How easy is it for you to ask for help?
For many, that's a difficult thing to do! But what grace there is, flowing from God, when we allow others to carry us through a period of need. It may be short-term: a period during which you're simply snowed under with more demands than one person can humanly fulfill. Or, it may be a longer stretch: of illness, or grieving. Certainly, I have been changed by my months of illness, and one of the changes, I hope, is permanent: that I'm now more willing to ask for help, to rely on others.
What makes it hard to ask for help? It is pride, pure and simple. You may remember that, in traditional church teaching, pride is one of the "biggie" sins. An example of Lenten repentance, of returning to God, could be allowing yourself to be vulnerable, opening yourself, asking for help!
I was very interested to come across the sentences below, written by William Temple, who was Archbishop of Canterbury in the first part of the 20th century. (The last sentence is particularly striking!)
"The divine humility shows itself in rendering service. Jesus, who is entitled to claim the service of all his creaures, chooses first to give his service to them. 'The Son of Man came not to receive service but to give it.'
"But our humility does not begin with the giving of service; it begins with the readiness to receive it. For there can be much pride and condescension in our giving of service. It is wholesome only when it is offered spontaneously on the impulse of real love; the conscientious offer of it is almost sure to 'have the nature of sin,' as almost all virtue has of which the origin is in our own deliberate wills. For unless the will is perfectly cleansed, its natural or original sin -- the sin inherent in it of acting from the self instead of God as center -- contaminates all its works.

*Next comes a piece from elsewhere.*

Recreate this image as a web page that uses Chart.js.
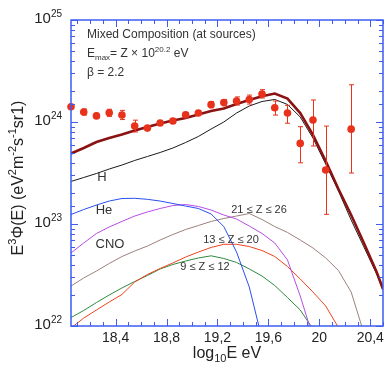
<!DOCTYPE html>
<html lang="en">
<head>
    <meta charset="UTF-8">
    <title>Mixed Composition spectrum</title>
    <style>
        html, body { margin: 0; padding: 0; background: #fff; }
        #wrap { width: 390px; height: 377px; }
    </style>
</head>
<body>
    <div id="wrap"><canvas id="spectrum" width="390" height="377"></canvas></div>

    <script src="https://cdn.jsdelivr.net/npm/chart.js"></script>
    <script>
        // measured points: log10 E and log10 of E^3 flux, errors in dex
        const dataLgE = [18.05, 18.15, 18.25, 18.35, 18.45, 18.55, 18.65, 18.75, 18.85, 18.95, 19.05,
                         19.15, 19.25, 19.35, 19.45, 19.55, 19.65, 19.75, 19.85, 19.95, 20.05, 20.25];
        const dataLgFlux = [24.15, 24.098, 24.06, 24.09, 24.069, 23.96, 23.94, 23.99, 24.01, 24.07, 24.088,
                            24.17, 24.19, 24.206, 24.22, 24.275, 24.14, 24.088, 23.79, 24.02, 23.53, 23.93];
        const dataErrUp = [0, 0.03, 0.025, 0.035, 0.045, 0.058, 0.02, 0.02, 0.02, 0.02, 0.02,
                           0.03, 0.03, 0.04, 0.044, 0.042, 0.066, 0.075, 0.164, 0.196, 0.43, 0.435];
        const dataErrDown = [0, 0.03, 0.025, 0.035, 0.045, 0.058, 0.02, 0.02, 0.02, 0.02, 0.02,
                             0.03, 0.03, 0.04, 0.044, 0.04, 0.072, 0.10, 0.19, 0.255, 0.435, 0.43];

        // model curves sampled on this energy grid (log10 values)
        const modelLgE = [18.05, 18.15, 18.25, 18.35, 18.45, 18.55, 18.65, 18.75, 18.85, 18.95, 19.05, 19.15, 19.25,
                          19.35, 19.45, 19.55, 19.65, 19.75, 19.85, 19.95, 20.05, 20.15, 20.25, 20.35, 20.45, 20.5];
        const lgTotal = [23.691, 23.745, 23.804, 23.843, 23.877, 23.917, 23.951, 23.985, 24.015, 24.039, 24.074, 24.108, 24.132,
                         24.176, 24.216, 24.252, 24.279, 24.230, 24.088, 23.873, 23.618, 23.343, 23.088, 22.814, 22.529, 22.363];
        const lgH = [23.417, 23.456, 23.495, 23.539, 23.578, 23.623, 23.662, 23.701, 23.745, 23.799, 23.858, 23.931, 24.0,
                     24.088, 24.157, 24.201, 24.221, 24.172, 24.049, 23.843, 23.588, 23.324, 23.039, 22.775, 22.510, 22.353];
        const lgHe = [23.093, 23.142, 23.186, 23.225, 23.250, 23.252, 23.242, 23.225, 23.201, 23.176, 23.152, 23.098, 22.975,
                      22.725, 22.382, 21.873];
        const lgCNO = [22.716, 22.814, 22.907, 22.971, 23.025, 23.078, 23.118, 23.152, 23.181, 23.191, 23.172, 23.137, 23.088,
                       23.049, 22.980, 22.907, 22.814, 22.647, 22.294, 21.892];
        const lgZ21to26 = [22.392, 22.471, 22.539, 22.613, 22.681, 22.735, 22.784, 22.843, 22.897, 22.946, 22.985, 23.025, 23.054,
                           23.078, 23.103, 23.044, 22.975, 22.917, 22.843, 22.765, 22.667, 22.544, 22.333, 21.931];
        const lgZ13to20 = [21.980, 22.078, 22.157, 22.235, 22.309, 22.431, 22.505, 22.564, 22.618, 22.676, 22.725, 22.770, 22.801,
                           22.801, 22.779, 22.740, 22.681, 22.583, 22.461, 22.333, 22.196, 21.985];
        const lgZ9to12 = [22.083, 22.152, 22.230, 22.304, 22.373, 22.436, 22.495, 22.559, 22.603, 22.637, 22.667, 22.688, 22.662,
                          22.623, 22.559, 22.490, 22.397, 22.279, 22.157, 21.971];

        const yTickExponents = [22, 23, 24, 25];

        const frameColor = '#3d5cf2';
        const pointColor = '#e8321c';
        const FONT = '"Liberation Sans", Arial, Helvetica, sans-serif';

        function curve(lgArr) {
            return lgArr.map((v, i) => ({ x: modelLgE[i], y: Math.pow(10, v) }));
        }

        function lineSet(label, lgArr, color, width) {
            return {
                label: label,
                data: curve(lgArr),
                showLine: true,
                borderColor: color,
                borderWidth: width,
                pointRadius: 0,
                tension: 0,
                fill: false
            };
        }

        // draws a text made of pieces, some raised or lowered; y is the baseline
        function drawRich(ctx, parts, x, y, size, align) {
            const fontOf = p => (p.s ? Math.round(size * 0.68) : size) + 'px ' + FONT;
            let w = 0;
            parts.forEach(p => { ctx.font = fontOf(p); w += ctx.measureText(p.t).width; });
            let cx = align === 'center' ? x - w / 2 : (align === 'right' ? x - w : x);
            ctx.textAlign = 'left';
            ctx.textBaseline = 'alphabetic';
            parts.forEach(p => {
                ctx.font = fontOf(p);
                const dy = p.s === 'sup' ? -size * 0.42 : (p.s === 'sub' ? size * 0.28 : 0);
                ctx.fillText(p.t, cx, y + dy);
                cx += ctx.measureText(p.t).width;
            });
        }

        const errorBars = {
            id: 'errorBars',
            afterDatasetsDraw(chart) {
                const ctx = chart.ctx, xs = chart.scales.x, ys = chart.scales.y;
                ctx.save();
                ctx.strokeStyle = pointColor;
                ctx.lineWidth = 1;
                dataLgE.forEach((e, i) => {
                    if (!dataErrUp[i] && !dataErrDown[i]) return;
                    const px = Math.round(xs.getPixelForValue(e)) + 0.5;
                    const yHi = ys.getPixelForValue(Math.pow(10, dataLgFlux[i] + dataErrUp[i]));
                    const yLo = ys.getPixelForValue(Math.pow(10, dataLgFlux[i] - dataErrDown[i]));
                    ctx.beginPath();
                    ctx.moveTo(px, yHi); ctx.lineTo(px, yLo);
                    ctx.moveTo(px - 2.5, yHi); ctx.lineTo(px + 2.5, yHi);
                    ctx.moveTo(px - 2.5, yLo); ctx.lineTo(px + 2.5, yLo);
                    ctx.stroke();
                });
                ctx.restore();
            }
        };

        const frameAndText = {
            id: 'frameAndText',
            afterDraw(chart) {
                const ctx = chart.ctx, xs = chart.scales.x, ys = chart.scales.y;
                const { left, right, top, bottom } = chart.chartArea;
                ctx.save();

                // inward ticks on all four sides
                ctx.strokeStyle = frameColor;
                ctx.lineWidth = 1;
                ctx.beginPath();
                xs.ticks.forEach(t => {
                    const px = Math.round(xs.getPixelForValue(t.value)) + 0.5;
                    const len = Math.round(t.value * 10) % 4 === 0 ? 7 : 4;
                    ctx.moveTo(px, bottom); ctx.lineTo(px, bottom - len);
                    ctx.moveTo(px, top); ctx.lineTo(px, top + len);
                });
                ys.ticks.forEach(t => {
                    const py = Math.round(ys.getPixelForValue(t.value)) + 0.5;
                    const exp = Math.floor(Math.log10(t.value) + 1e-9);
                    const major = Math.abs(t.value / Math.pow(10, exp) - 1) < 1e-6;
                    const len = major ? 7 : 4;
                    ctx.moveTo(left, py); ctx.lineTo(left + len, py);
                    ctx.moveTo(right, py); ctx.lineTo(right - len, py);
                });
                ctx.stroke();
                ctx.lineWidth = 1.5;
                ctx.strokeRect(left, top, right - left, bottom - top);

                // y tick labels 10^n
                ctx.fillStyle = '#222';
                yTickExponents.forEach(n => {
                    const py = ys.getPixelForValue(Math.pow(10, n));
                    drawRich(ctx, [{ t: '10' }, { t: String(n), s: 'sup' }], 62, py + 3, 15, 'right');
                });

                // axis titles
                drawRich(ctx, [{ t: 'log' }, { t: '10', s: 'sub' }, { t: 'E eV' }], (left + right) / 2, 358, 16, 'center');
                ctx.save();
                ctx.translate(23, 178);
                ctx.rotate(-Math.PI / 2);
                drawRich(ctx, [
                    { t: 'E' }, { t: '3', s: 'sup' }, { t: '\u03A6(E) (eV' }, { t: '2', s: 'sup' },
                    { t: 'm' }, { t: '-2', s: 'sup' }, { t: 's' }, { t: '-1', s: 'sup' }, { t: 'sr1)' }
                ], 0, 0, 16, 'center');
                ctx.restore();

                // box text
                ctx.fillStyle = '#333';
                drawRich(ctx, [{ t: 'Mixed Composition (at sources)' }], 87, 38, 12, 'left');
                drawRich(ctx, [{ t: 'E' }, { t: 'max', s: 'sub' }, { t: '= Z \u00D7 10' }, { t: '20.2', s: 'sup' }, { t: ' eV' }], 87, 57, 12, 'left');
                drawRich(ctx, [{ t: '\u03B2 = 2.2' }], 87, 76, 12, 'left');

                // curve labels
                drawRich(ctx, [{ t: 'H' }], 102, 181, 13, 'center');
                drawRich(ctx, [{ t: 'He' }], 104, 214, 13, 'center');
                drawRich(ctx, [{ t: 'CNO' }], 110, 248, 13, 'center');
                drawRich(ctx, [{ t: '21 \u2264 Z \u2264 26' }], 259, 213, 11, 'center');
                drawRich(ctx, [{ t: '13 \u2264 Z \u2264 20' }], 231, 243, 11, 'center');
                drawRich(ctx, [{ t: '9 \u2264 Z \u2264 12' }], 205, 270, 11, 'center');

                ctx.restore();
            }
        };

        Chart.defaults.font.family = FONT;

        const ctx = document.getElementById('spectrum').getContext('2d');
        const chart = new Chart(ctx, {
            type: 'scatter',
            data: {
                datasets: [
                    {
                        label: 'data',
                        data: dataLgE.map((e, i) => ({ x: e, y: Math.pow(10, dataLgFlux[i]) })),
                        pointRadius: 3.8,
                        pointBackgroundColor: pointColor,
                        pointBorderColor: pointColor,
                        pointBorderWidth: 0,
                        clip: false,
                        order: 0
                    },
                    lineSet('total', lgTotal, '#8a1212', 2.6),
                    lineSet('H', lgH, '#1a1a1a', 1),
                    lineSet('He', lgHe, '#2a4ef0', 1),
                    lineSet('CNO', lgCNO, '#b84de6', 1),
                    lineSet('21-26', lgZ21to26, '#9c807c', 1),
                    lineSet('13-20', lgZ13to20, '#f0441e', 1),
                    lineSet('9-12', lgZ9to12, '#2f8a3f', 1)
                ]
            },
            options: {
                responsive: false,
                animation: false,
                devicePixelRatio: 1,
                layout: { padding: { left: 0, right: 7, top: 20, bottom: 0 } },
                plugins: {
                    legend: { display: false },
                    tooltip: { enabled: false }
                },
                scales: {
                    x: {
                        type: 'linear',
                        min: 18.05,
                        max: 20.5,
                        grid: { display: false, drawTicks: false },
                        border: { display: false },
                        ticks: {
                            stepSize: 0.1,
                            includeBounds: false,
                            autoSkip: false,
                            maxRotation: 0,
                            padding: 4,
                            color: '#222',
                            font: { size: 14 },
                            callback: v => Math.round(v * 10) % 4 === 0 ? String(Math.round(v * 10) / 10).replace('.', ',') : ''
                        },
                        afterFit: s => { s.height = 51; }
                    },
                    y: {
                        type: 'logarithmic',
                        min: 1e22,
                        max: 1e25,
                        grid: { display: false, drawTicks: false },
                        border: { display: false },
                        ticks: { display: false },
                        afterFit: s => { s.width = 71; }
                    }
                }
            },
            plugins: [errorBars, frameAndText]
        });
    </script>
</body>
</html>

"So a person's humility shows itself first in the readiness to receive service from others and supremely from God. To accept service from others is to acknowledge a measure of dependence on them. It is well for us to stand on our own feet; to go through life in parasitic dependence on others, contributing nothing, is contemptible; but those who are doing their share of the world's work should have no hesitation in receiving what the love or generosity of others may offer. The desire 'not to be beholden to anybody' is completely unchristian."